━━━ Records for the task ━━━

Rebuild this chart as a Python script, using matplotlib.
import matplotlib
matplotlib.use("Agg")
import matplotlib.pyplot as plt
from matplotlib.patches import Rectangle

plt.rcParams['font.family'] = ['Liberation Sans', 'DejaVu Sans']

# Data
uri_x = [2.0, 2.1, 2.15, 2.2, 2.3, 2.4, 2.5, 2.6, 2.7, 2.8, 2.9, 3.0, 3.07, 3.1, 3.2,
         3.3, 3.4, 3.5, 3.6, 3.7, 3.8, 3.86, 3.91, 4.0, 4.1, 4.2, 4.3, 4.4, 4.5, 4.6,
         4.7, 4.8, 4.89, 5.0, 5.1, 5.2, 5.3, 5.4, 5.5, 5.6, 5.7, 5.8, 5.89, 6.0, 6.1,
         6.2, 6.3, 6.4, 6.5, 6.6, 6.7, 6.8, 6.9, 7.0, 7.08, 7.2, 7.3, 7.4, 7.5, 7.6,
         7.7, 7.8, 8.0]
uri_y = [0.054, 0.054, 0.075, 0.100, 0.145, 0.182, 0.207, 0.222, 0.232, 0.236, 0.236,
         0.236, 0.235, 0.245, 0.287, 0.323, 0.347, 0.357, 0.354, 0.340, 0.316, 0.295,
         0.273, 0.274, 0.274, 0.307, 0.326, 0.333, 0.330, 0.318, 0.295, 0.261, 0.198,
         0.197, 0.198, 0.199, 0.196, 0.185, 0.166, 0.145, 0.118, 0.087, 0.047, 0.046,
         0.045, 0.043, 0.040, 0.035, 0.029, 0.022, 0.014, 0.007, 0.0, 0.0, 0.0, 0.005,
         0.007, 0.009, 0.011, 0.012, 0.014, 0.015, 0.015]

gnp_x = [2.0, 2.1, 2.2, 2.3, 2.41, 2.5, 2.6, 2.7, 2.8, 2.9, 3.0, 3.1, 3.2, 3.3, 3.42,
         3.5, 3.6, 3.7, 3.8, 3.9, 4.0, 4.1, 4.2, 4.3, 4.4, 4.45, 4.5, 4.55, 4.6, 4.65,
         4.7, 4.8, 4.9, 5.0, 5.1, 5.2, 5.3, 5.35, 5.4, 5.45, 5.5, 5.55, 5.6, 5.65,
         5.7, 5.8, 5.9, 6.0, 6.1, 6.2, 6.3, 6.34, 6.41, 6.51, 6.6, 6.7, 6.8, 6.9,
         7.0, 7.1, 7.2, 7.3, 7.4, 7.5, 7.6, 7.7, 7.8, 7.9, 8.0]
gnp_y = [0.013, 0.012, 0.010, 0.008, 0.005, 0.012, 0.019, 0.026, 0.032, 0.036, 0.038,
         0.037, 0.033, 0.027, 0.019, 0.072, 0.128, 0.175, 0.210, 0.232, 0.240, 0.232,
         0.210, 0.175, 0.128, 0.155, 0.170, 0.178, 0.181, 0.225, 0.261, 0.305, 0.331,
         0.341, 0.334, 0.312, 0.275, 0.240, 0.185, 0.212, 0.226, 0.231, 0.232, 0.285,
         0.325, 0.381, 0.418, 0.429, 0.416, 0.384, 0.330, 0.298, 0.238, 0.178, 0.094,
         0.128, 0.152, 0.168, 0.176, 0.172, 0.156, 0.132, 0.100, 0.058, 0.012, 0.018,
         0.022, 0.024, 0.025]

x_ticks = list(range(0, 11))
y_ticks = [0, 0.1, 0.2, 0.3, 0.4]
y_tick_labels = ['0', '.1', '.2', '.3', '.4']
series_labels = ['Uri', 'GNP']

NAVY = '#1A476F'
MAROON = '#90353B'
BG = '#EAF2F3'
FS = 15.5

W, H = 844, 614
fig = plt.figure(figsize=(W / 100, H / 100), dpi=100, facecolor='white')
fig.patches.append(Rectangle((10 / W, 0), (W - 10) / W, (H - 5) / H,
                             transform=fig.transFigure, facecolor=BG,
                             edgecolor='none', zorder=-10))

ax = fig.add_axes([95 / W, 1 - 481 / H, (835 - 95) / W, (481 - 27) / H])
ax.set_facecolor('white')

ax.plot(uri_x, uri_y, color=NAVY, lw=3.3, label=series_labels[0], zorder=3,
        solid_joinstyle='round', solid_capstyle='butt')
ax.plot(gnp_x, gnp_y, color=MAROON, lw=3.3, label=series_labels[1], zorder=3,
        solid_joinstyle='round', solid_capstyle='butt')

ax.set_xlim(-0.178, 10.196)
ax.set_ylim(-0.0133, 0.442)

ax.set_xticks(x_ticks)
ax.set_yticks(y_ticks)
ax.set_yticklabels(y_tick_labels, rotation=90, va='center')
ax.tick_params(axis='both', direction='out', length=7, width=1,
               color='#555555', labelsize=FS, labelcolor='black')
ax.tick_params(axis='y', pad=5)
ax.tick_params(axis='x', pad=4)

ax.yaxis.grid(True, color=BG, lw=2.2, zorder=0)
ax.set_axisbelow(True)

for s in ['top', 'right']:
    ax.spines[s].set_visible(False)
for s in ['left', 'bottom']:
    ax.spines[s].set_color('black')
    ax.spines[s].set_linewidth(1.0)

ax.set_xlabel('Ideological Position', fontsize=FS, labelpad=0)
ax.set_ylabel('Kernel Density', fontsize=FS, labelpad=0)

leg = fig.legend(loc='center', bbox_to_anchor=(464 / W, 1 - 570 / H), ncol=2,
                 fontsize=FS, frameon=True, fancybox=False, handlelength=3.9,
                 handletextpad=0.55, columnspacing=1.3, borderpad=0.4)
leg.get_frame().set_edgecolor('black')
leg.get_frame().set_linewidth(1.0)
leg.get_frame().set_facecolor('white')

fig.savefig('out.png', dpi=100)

━━━
━━━ Records for the task ━━━

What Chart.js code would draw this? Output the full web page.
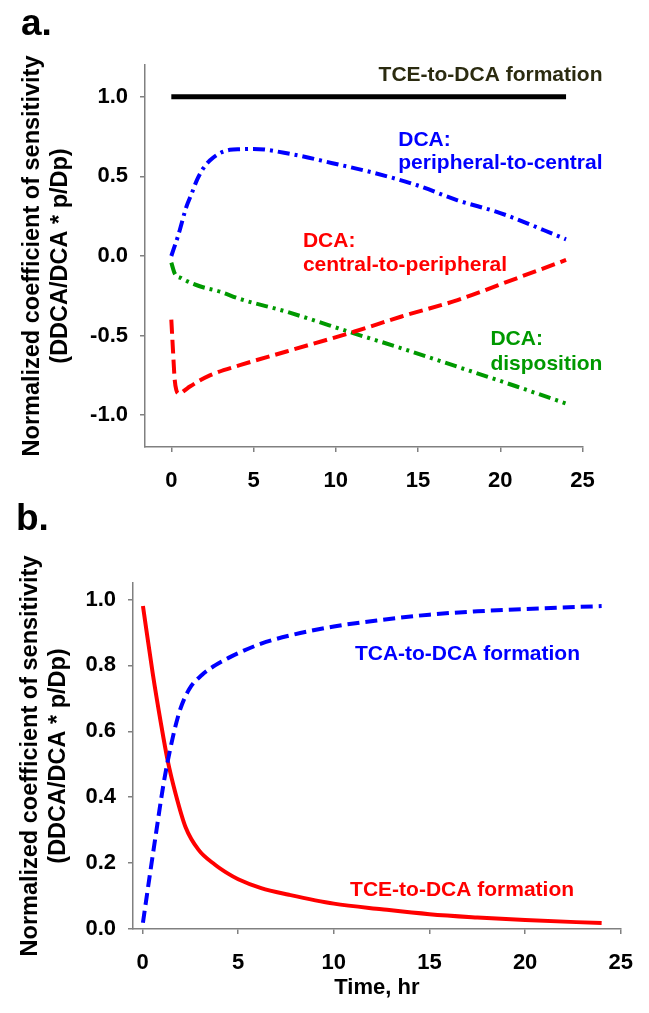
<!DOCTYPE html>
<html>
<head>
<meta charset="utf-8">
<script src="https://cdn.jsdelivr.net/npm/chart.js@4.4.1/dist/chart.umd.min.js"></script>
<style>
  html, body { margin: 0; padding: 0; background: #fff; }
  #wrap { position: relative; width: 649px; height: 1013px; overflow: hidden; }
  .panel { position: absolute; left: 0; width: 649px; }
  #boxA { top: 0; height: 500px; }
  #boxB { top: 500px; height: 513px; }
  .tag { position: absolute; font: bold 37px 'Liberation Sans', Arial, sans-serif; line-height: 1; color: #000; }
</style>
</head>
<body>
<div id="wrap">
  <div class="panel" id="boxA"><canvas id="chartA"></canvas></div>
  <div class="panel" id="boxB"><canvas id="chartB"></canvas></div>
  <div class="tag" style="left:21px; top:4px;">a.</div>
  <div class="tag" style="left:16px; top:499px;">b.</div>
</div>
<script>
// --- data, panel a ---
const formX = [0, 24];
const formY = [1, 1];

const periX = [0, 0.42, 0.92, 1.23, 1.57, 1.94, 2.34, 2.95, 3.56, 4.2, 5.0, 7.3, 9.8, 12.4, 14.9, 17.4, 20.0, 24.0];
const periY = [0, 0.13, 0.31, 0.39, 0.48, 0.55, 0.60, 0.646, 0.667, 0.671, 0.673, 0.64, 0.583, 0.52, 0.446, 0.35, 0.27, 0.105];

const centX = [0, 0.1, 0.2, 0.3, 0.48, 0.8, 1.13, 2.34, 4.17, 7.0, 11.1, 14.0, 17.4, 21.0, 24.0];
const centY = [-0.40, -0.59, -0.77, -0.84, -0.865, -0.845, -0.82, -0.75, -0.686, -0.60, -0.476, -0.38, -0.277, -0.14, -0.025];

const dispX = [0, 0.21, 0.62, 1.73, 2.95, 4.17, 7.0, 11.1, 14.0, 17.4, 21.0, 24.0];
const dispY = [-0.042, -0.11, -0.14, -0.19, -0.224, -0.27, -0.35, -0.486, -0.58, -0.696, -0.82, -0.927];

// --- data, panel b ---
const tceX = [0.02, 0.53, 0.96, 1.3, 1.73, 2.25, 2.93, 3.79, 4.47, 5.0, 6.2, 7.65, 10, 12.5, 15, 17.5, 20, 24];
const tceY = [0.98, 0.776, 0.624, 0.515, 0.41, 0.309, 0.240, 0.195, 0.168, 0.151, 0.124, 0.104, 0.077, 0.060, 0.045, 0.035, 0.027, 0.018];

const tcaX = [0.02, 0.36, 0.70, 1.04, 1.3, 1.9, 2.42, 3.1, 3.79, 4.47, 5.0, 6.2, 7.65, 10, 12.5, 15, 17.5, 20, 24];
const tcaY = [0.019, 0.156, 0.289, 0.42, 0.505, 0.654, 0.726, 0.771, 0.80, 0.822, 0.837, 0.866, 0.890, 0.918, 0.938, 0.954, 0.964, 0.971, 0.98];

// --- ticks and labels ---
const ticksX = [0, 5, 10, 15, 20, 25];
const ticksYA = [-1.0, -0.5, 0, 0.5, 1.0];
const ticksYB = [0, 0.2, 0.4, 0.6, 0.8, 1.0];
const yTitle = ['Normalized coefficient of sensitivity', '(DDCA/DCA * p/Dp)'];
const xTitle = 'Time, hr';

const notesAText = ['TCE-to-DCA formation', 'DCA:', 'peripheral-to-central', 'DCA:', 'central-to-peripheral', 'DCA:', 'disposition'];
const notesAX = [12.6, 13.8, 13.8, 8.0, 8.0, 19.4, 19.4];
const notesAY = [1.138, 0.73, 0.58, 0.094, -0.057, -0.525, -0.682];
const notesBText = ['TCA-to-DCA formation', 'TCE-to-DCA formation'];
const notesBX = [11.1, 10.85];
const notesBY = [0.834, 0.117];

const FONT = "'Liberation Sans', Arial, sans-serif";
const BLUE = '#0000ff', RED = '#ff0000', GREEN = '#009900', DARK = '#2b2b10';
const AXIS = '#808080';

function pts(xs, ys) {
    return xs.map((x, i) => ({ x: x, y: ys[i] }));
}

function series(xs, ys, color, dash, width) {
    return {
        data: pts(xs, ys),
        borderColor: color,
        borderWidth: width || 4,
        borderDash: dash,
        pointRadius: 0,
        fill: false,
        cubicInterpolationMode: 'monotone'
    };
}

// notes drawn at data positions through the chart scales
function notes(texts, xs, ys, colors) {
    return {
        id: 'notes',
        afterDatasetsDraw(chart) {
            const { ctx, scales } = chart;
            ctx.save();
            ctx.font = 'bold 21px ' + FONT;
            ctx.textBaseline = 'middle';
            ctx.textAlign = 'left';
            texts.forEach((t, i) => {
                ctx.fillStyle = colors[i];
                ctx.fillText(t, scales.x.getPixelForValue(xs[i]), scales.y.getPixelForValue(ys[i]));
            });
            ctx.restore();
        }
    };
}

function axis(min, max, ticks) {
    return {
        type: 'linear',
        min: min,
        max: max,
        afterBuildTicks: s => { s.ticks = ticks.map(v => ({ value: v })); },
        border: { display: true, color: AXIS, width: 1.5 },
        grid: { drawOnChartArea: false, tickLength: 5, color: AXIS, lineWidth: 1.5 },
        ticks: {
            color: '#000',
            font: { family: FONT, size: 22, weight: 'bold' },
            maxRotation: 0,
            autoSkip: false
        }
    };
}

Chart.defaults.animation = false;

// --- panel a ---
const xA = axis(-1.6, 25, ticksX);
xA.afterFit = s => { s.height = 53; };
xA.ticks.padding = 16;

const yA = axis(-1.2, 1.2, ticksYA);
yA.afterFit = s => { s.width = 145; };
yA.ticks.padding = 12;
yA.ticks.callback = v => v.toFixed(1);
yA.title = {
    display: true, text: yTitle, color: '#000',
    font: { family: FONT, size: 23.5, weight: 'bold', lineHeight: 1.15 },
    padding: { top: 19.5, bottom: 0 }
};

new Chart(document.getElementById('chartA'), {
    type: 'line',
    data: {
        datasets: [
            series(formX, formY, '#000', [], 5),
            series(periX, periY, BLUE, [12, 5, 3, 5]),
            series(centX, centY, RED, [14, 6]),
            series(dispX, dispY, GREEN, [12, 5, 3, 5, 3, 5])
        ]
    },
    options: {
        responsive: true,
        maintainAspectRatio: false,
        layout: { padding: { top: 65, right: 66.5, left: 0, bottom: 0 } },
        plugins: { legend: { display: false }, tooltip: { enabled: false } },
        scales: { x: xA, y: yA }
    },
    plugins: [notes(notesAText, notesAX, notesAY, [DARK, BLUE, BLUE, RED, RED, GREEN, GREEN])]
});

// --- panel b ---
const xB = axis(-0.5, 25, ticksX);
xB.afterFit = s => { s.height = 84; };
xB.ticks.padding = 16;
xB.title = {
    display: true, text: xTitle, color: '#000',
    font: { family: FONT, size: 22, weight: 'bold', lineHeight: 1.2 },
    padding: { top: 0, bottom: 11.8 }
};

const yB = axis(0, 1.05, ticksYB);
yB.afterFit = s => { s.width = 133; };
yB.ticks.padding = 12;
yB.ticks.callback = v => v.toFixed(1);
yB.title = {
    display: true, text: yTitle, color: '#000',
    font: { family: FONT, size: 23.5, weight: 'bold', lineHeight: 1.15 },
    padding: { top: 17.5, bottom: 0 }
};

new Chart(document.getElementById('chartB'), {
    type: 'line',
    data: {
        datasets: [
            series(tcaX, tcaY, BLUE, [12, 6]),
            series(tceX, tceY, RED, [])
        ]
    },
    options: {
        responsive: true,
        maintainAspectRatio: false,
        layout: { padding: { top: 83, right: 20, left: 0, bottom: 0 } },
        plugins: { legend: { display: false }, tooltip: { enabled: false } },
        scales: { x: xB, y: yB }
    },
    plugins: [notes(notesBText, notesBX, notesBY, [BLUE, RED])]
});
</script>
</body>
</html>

━━━
━━━ Records for the task ━━━

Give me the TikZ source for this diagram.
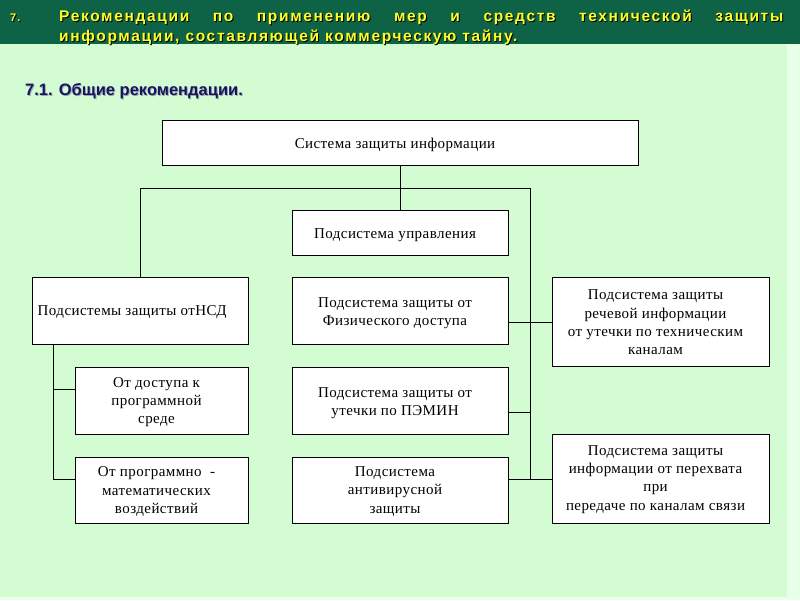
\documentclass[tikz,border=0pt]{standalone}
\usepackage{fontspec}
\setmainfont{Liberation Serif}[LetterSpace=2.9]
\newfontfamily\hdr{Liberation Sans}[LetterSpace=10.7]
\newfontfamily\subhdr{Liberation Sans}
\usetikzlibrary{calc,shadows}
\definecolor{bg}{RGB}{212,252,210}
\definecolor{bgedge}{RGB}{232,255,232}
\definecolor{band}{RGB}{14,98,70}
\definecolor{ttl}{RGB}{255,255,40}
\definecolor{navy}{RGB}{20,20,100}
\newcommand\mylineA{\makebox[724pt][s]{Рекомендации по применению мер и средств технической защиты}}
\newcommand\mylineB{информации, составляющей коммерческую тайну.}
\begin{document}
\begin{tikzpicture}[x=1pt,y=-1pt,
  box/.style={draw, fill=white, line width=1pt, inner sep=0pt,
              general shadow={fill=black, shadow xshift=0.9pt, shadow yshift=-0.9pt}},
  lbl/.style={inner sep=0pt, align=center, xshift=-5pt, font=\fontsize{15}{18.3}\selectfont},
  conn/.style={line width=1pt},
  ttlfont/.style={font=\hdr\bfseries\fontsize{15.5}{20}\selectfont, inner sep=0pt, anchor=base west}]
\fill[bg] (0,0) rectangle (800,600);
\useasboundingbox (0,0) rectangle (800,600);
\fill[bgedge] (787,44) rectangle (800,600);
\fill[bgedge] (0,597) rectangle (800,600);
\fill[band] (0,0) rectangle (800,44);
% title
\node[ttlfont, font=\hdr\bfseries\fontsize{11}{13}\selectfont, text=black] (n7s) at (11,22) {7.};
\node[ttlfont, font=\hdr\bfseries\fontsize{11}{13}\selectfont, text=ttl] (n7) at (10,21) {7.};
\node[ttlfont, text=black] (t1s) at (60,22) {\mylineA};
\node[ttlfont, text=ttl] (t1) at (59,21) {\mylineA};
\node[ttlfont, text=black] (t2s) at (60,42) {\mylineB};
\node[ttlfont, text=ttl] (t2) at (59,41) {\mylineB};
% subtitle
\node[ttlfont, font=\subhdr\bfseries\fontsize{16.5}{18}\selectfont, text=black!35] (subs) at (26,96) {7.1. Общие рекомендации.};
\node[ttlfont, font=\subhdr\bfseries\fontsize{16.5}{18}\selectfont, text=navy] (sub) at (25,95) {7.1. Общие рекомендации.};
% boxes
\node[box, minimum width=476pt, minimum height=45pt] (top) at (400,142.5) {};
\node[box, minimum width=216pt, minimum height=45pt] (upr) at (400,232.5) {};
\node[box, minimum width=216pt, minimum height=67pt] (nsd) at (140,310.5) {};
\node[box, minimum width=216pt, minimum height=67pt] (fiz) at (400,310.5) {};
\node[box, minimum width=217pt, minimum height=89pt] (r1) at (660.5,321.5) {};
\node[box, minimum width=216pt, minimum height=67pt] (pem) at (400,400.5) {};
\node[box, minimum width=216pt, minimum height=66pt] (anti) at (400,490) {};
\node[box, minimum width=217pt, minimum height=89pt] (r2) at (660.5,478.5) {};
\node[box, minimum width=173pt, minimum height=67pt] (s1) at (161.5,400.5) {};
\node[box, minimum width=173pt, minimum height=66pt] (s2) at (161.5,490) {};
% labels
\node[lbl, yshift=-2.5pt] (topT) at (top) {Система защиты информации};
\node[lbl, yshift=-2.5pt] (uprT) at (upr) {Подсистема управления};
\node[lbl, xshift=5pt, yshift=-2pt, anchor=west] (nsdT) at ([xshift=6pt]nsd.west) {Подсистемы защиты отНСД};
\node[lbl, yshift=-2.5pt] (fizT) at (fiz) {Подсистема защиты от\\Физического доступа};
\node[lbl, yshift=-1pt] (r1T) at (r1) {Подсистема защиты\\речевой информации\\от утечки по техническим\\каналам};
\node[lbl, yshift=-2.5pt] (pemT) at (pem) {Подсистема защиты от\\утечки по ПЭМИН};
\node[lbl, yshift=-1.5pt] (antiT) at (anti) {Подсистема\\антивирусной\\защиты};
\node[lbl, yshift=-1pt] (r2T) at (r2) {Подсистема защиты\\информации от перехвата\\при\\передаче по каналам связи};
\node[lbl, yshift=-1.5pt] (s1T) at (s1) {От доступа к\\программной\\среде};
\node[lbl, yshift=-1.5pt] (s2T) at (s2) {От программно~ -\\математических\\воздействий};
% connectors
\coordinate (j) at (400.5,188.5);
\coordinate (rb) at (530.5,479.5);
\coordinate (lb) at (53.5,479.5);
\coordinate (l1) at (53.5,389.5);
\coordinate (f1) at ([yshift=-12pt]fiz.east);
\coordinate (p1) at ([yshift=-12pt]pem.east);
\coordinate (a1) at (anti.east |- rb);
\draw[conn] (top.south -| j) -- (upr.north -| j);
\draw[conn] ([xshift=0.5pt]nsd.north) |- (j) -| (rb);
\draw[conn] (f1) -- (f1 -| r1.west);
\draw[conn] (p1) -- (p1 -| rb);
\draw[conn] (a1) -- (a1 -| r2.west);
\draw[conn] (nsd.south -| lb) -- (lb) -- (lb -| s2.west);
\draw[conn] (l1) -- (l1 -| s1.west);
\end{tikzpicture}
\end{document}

━━━

▶ _Work required_
Using the data above, extract exactly the lines from the one containing "What Chart.js code" through the one containing "0.35, 0.27, 0.105];". Pictures are left out.

▶ _Answer for the task_
What Chart.js code would draw this? Output the full web page.
<!DOCTYPE html>
<html>
<head>
<meta charset="utf-8">
<script src="https://cdn.jsdelivr.net/npm/chart.js@4.4.1/dist/chart.umd.min.js"></script>
<style>
  html, body { margin: 0; padding: 0; background: #fff; }
  #wrap { position: relative; width: 649px; height: 1013px; overflow: hidden; }
  .panel { position: absolute; left: 0; width: 649px; }
  #boxA { top: 0; height: 500px; }
  #boxB { top: 500px; height: 513px; }
  .tag { position: absolute; font: bold 37px 'Liberation Sans', Arial, sans-serif; line-height: 1; color: #000; }
</style>
</head>
<body>
<div id="wrap">
  <div class="panel" id="boxA"><canvas id="chartA"></canvas></div>
  <div class="panel" id="boxB"><canvas id="chartB"></canvas></div>
  <div class="tag" style="left:21px; top:4px;">a.</div>
  <div class="tag" style="left:16px; top:499px;">b.</div>
</div>
<script>
// --- data, panel a ---
const formX = [0, 24];
const formY = [1, 1];

const periX = [0, 0.42, 0.92, 1.23, 1.57, 1.94, 2.34, 2.95, 3.56, 4.2, 5.0, 7.3, 9.8, 12.4, 14.9, 17.4, 20.0, 24.0];
const periY = [0, 0.13, 0.31, 0.39, 0.48, 0.55, 0.60, 0.646, 0.667, 0.671, 0.673, 0.64, 0.583, 0.52, 0.446, 0.35, 0.27, 0.105];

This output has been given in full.